Amazon Now Allows Kindle Lending

Amazon now allows book lending for Kindle e-books. You can lend participating titles to anyone for 14 days.

This is a feature that the Nook came with, and that many people had noted as a key differentiator. My mom and brother and I each have Kindles, and I think this lending ability could be quite handy!

Man, Facebook loved this news; y’all are tough. :wink:

It is a lame feature on Nook and Amazon is merely copying a lame feature on Kindle to remove it from the table as a point of comparison.

I’m more than happy to share as possible with people (and have already distributed to my friends what I have that can be shared). But out of 127 books on my Kindle only 14 are available for loan and of those only 8 are actually general interest actually published in paper books (the rest are things that only cost $0.99 in the first place).

Hopefully publishers will change their position and allow for more of it, but until then it is lame.

I instantly took to the e-reader model once I got the first Kindle, and I’ve had all three Kindle models so far, so obviously the sharing aspect was never a drawback for me. But I’d always thought it was more generous in the nook model, since it was one of those comparison points that seemed to be stressed. Just out of curiosity, does anyone know if the availability of sharing is just as limited for the nook as it is for the Kindle? Since it’s apparently the publishers who decide, that would seem to be the case, but if so, it hardly seems worth a mention as a comparison point with so few books actually being made available.
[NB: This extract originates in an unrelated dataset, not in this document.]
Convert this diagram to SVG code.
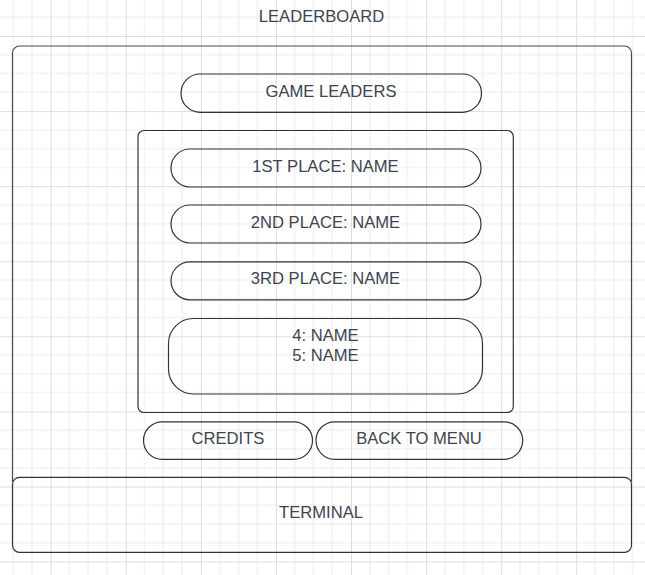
<svg xmlns="http://www.w3.org/2000/svg" width="645" height="575" viewBox="0 0 645 575">
  <defs>
    <pattern id="grid" patternUnits="userSpaceOnUse" x="-24.38" y="-39.08" width="75.08" height="75.08">
      <path d="M18.77 0V75.08M37.54 0V75.08M56.31 0V75.08M0 18.77H75.08M0 37.54H75.08M0 56.31H75.08" stroke="#ececec" stroke-width="1" fill="none"/>
      <path d="M0.5 0V75.08M0 0.5H75.08" stroke="#dddddd" stroke-width="1" fill="none"/>
    </pattern>
  </defs>
  <style>
    .box { fill: none; stroke: #333333; stroke-width: 1.2; }
    .outer { fill: none; stroke: #444a55; stroke-width: 1.2; }
    .lbl { font-family: "Liberation Sans", Arial, sans-serif; font-size: 16.6px; fill: #3d4450; text-anchor: middle; }
  </style>
  <rect width="645" height="575" fill="#ffffff"/>
  <rect width="645" height="575" fill="url(#grid)"/>

  <g id="title">
    <text class="lbl" x="321.5" y="21.5">LEADERBOARD</text>
  </g>
  <g id="screen">
    <path class="outer" d="M12.5 482V53A7 7 0 0 1 19.5 46H624.5A7 7 0 0 1 631.5 53V482"/>
  </g>
  <g id="game-leaders">
    <rect class="box" x="181" y="74" width="300.5" height="38.3" rx="19.15"/>
    <text class="lbl" x="331" y="97">GAME LEADERS</text>
  </g>
  <g id="leader-list">
    <rect class="box" x="138" y="130.5" width="375.3" height="282" rx="6"/>
  </g>
  <g id="first">
    <rect class="box" x="171" y="149" width="310" height="38" rx="19"/>
    <text class="lbl" x="325.5" y="171.5">1ST PLACE: NAME</text>
  </g>
  <g id="second">
    <rect class="box" x="171" y="205" width="310" height="38" rx="19"/>
    <text class="lbl" x="325.5" y="227.7">2ND PLACE: NAME</text>
  </g>
  <g id="third">
    <rect class="box" x="171" y="261.8" width="310" height="38" rx="19"/>
    <text class="lbl" x="325.5" y="284.4">3RD PLACE: NAME</text>
  </g>
  <g id="others">
    <rect class="box" x="168.5" y="318.5" width="314" height="75.5" rx="25"/>
    <text class="lbl" x="325.5" y="341">4: NAME</text>
    <text class="lbl" x="325.5" y="360.7">5: NAME</text>
  </g>
  <g id="credits">
    <rect class="box" x="143.5" y="421.8" width="169" height="37.5" rx="18.75"/>
    <text class="lbl" x="228" y="444.3">CREDITS</text>
  </g>
  <g id="back-to-menu">
    <rect class="box" x="316" y="421.8" width="206.7" height="37.5" rx="18.75"/>
    <text class="lbl" x="419" y="444.3">BACK TO MENU</text>
  </g>
  <g id="terminal">
    <rect class="box" x="12.5" y="477.3" width="619" height="75" rx="7"/>
    <text class="lbl" x="321" y="518.3">TERMINAL</text>
  </g>
  <g id="connectors"/>
</svg>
So far as I know the feature is the same for the Nook. 14 days, any individual book can be lent by the buyer just once ever, and it isn’t available to the buyer during the loan. Feature is opted into by the book’s publisher.

I don’t know if Nook has more publishers opted in or if it is the same for both.

My Sony Reader lets me share books with up to 5 Sony Readers authorized to my PC (I have never taken advantage of the feature).

Hmm. I guess it was just one feature that Nook had and Kindle didn’t, so they played it up for all it was worth. Although maybe it matters more for library usage.

Yeah, the Kindle can do this too; Amazon has apps for the iPhone/iPad as well as your computer, and you can sync your progress and access any book in your own account on all your devices (including another Kindle, if you happen to have more than one) with a limit of 6, I think. Sharing, however, lets you actually lend the book to a different user entirely for 14 days.

I’m more interested in the hope that this means libraries will now, perhaps, have books for the Kindle.

That’s sure big of Amazon. Considering real books have bent lent and passed around for centuries.

For me, the convenience of digital books isn’t worth the lifetime license enslavement. I’ll stick with my dogeared paper books I buy used.
My mom was looking at Kindles until I gave her the truth about those things.

I agree this new Amazon policy is good news for people like Kindles.

Er. Ace? I got about sixty books on my Kindle. Only two of them are from Amazon. They’re all legal.

The delay in this sharing thing is the difference between electronic and physical. You can lend me one dogeared paperback. But you won’t have it, and you won’t be able to lend it to other people. Before Amazon could convince the publishers to let you lend your electronic paperback out, they had to be sure you wouldn’t lend fifty copies of the same book out.

Not that I can’t shred the DRM on it anyhow. And I wouldn’t have reccomended the kindle for people if I didn’t know it was possible.

The fact that you can only lend a book once makes me less than excited about this feature. I understand that they have to limit it, but something like five times would be a lot better.

The only advantage the Kindle has over the Nook in this regard is that you don’t need to have an actual Kindle to “borrow” a book from someone: you only need to have the Kindle app, which is free and available on most platforms. Unless there is a similar Nook app that I’m not aware of, in which case it’s exactly the same and just one less differentiator that the Nook can claim. :slight_smile:

There is indeed a nook app, available for iPhone, iPad, Android, and PC. It’s available at http://www.barnesandnoble.com/u/free-nook-apps/379002321/

Looks like Amazon just decided to eliminate this feature difference between their Kindle and the nook. Still, the limitations from publishers (on both platforms) really hamper the whole lending concept in my opinion. I’m happy with my nook, but the lending was never really a big draw for me personally anyway.